Glenview took the first steps toward creating a comprehensive plan that would serve as a guiding document for the village over the next few decades.
One issue — access to affordable housing — seems to keep cropping up.
Access to affordable housing needs a place in the comprehensive plan, absolutely, as a goal of the village at large and even within some sections of the document dealing with housing development and zoning.
Based on other recently adopted comprehensive plans in neighboring communities, this document can be a guiding, visioning document as village trustees make decisions in the years to come.
A comprehensive plan can be used to guide decisions not only for specific things, such as general zoning and land use policy, but can serve to reflect current and even aspirational goals and values of community members.
Someone once told me to ignore the speeches of politicians. They said if you really want to know what they believe in, look at the budget. This can also be said for the comprehensive plan.
The plan can ask, what do we in Glenview believe in, and, are you willing to go on the record with it.
This is your town and you, the residents, business people, workers and others should attend workshops the village calls “charrettes” to give your input on what you think are important issues, values, goals and best practices for Glenview.
Village trustees, commissioners and staffers have no problem mandating color schemes, stacking, setbacks for major residential developments, but have rarely, if ever, asked a developer, “How many affordable units are in this development?”
The state requires 10% of a community’s housing stock be considered affordable, through a complex equation that comes down to working people able to afford to rent or buy property without the majority of their paychecks going to those housing payments.
In Glenview, 7.4% of the housing stock is considered affordable.
The village has supported affordable senior housing projects such as Patten House, but those offer few units and only to seniors.
Last month, trustees submitted a plan to the state for how to reach 10% affordable housing.
That plan did not include building affordable housing or requiring builders to set aside a percentage of their housing as affordable, but detailed four things out of eight possible in the state’s requirements that have been offered to Glenview developers in the past. Those four items were not mandated, but were possible because there was precedent.
This plan seems to give the state the minimum required by law and would seem to do little to get the village to 10% anytime soon.
Discussing the issue, Village Manager Todd Hileman said specific, inclusionary zoning regarding affordable housing is not the kind of thing you include in a comprehensive plan.
Based on other comprehensive plans, general goals that reflect the values of the community are things to include — including goals related to affordable housing.

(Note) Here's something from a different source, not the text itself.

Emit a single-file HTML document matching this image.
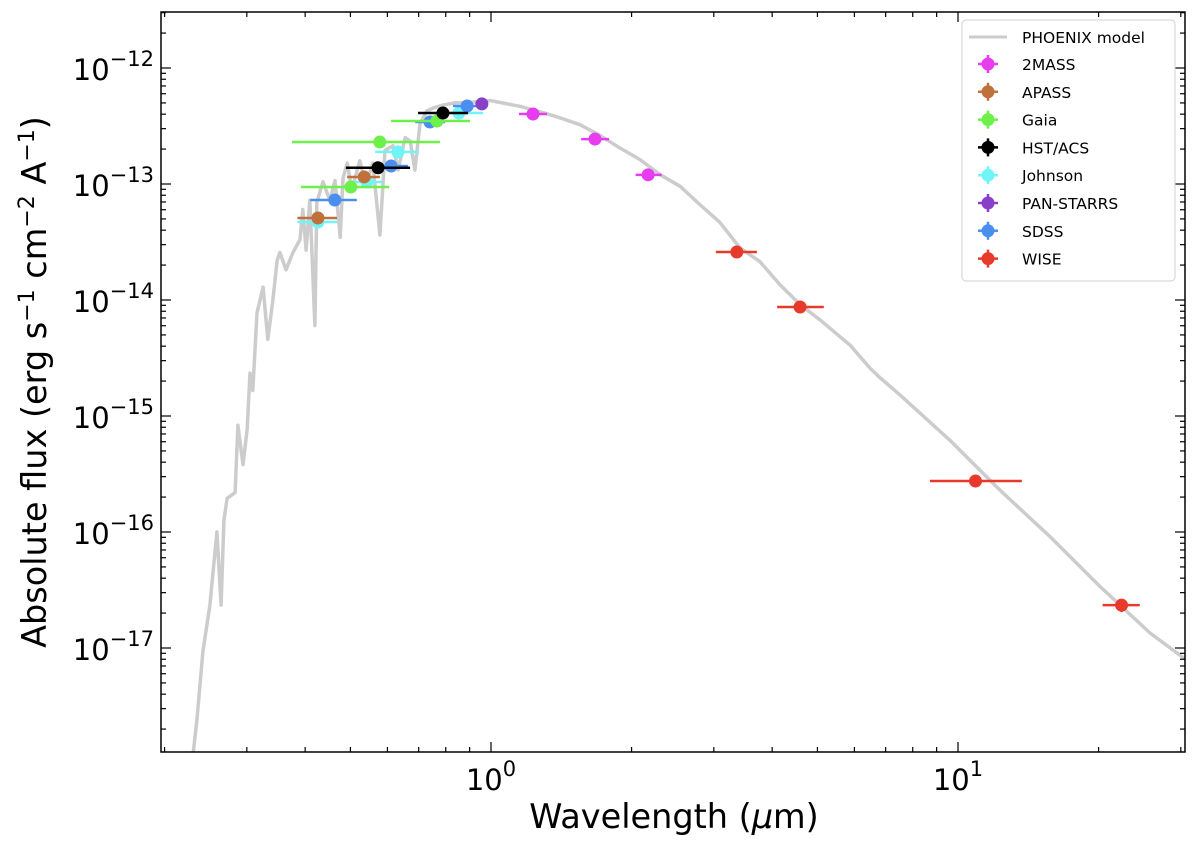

Northbrook’s comprehensive plan includes a general statement in its “Neighborhoods, Housing & Community Diversity” section that does not get into specific zoning, but says, “Consider options for development of new and innovative housing styles and other creative responses to Northbrook’s housing needs for affordability, variety, and housing that is appropriate for different ages and family types.”
Wilmette’s 2000 comprehensive plan addressed affordable housing more specifically: “Two continuing housing issues are: (1) the availability of decent, safe, and reasonably affordable housing for elderly and low and moderate income households and (2) whether an appropriate range of housing options is available to the village’s senior citizens.” It sets as a goal to, “Foster a climate for equal housing opportunities.”
Aspirational goals, such as that expressed in Northbrook’s comprehensive plan, or an acknowledgement that improvement in the amount of affordable housing needed as in Wilmette’s comprehensive plan, can and should be included in Glenview’s plan.
Groups within the community such as Glenview Community Church and League of Women Voters of Glenview have expressed support for policies that support affordable housing. Those groups should continue to speak up and make those values known as the public input process for Glenview’s comprehensive plan continues.
So why is affordable housing important?
One Glenview resident once said, something close to, “If you can’t afford it (to live in Glenview), you don’t deserve it.”
Surely, there are some in the village that hold this view.
The value in having an affordable housing stock is in having a truly diverse community.
Glenview is somewhat ethnically and religiously diverse, but is hardly economically diverse.
There are residents on the lower end of the economic spectrum sitting in Glenview’s classrooms, but they are not as much the norm as in other neighboring districts and many live in unincorporated areas outside the village not served by Glenview schools.
As children sit in class, they discuss their lessons and look at history through the prism of their experience.
How do those discussions go when there are few in the classroom who have been in a position where their families have struggled to make ends meet?
Most of our high school students will go on to college and many of them will become leaders.
How would those leaders relate to those under them if they do not have a concept of the struggles their colleagues face?
True, Glenbrook South students do go into Chicago’s inner city neighborhoods and volunteer for service hours and that is a great thing. But that is a far cry from having a best friend who comes from a very different economic status, knowing their family, their struggles and sitting at the dinner table with them. The place that is most likely to happen is within a community.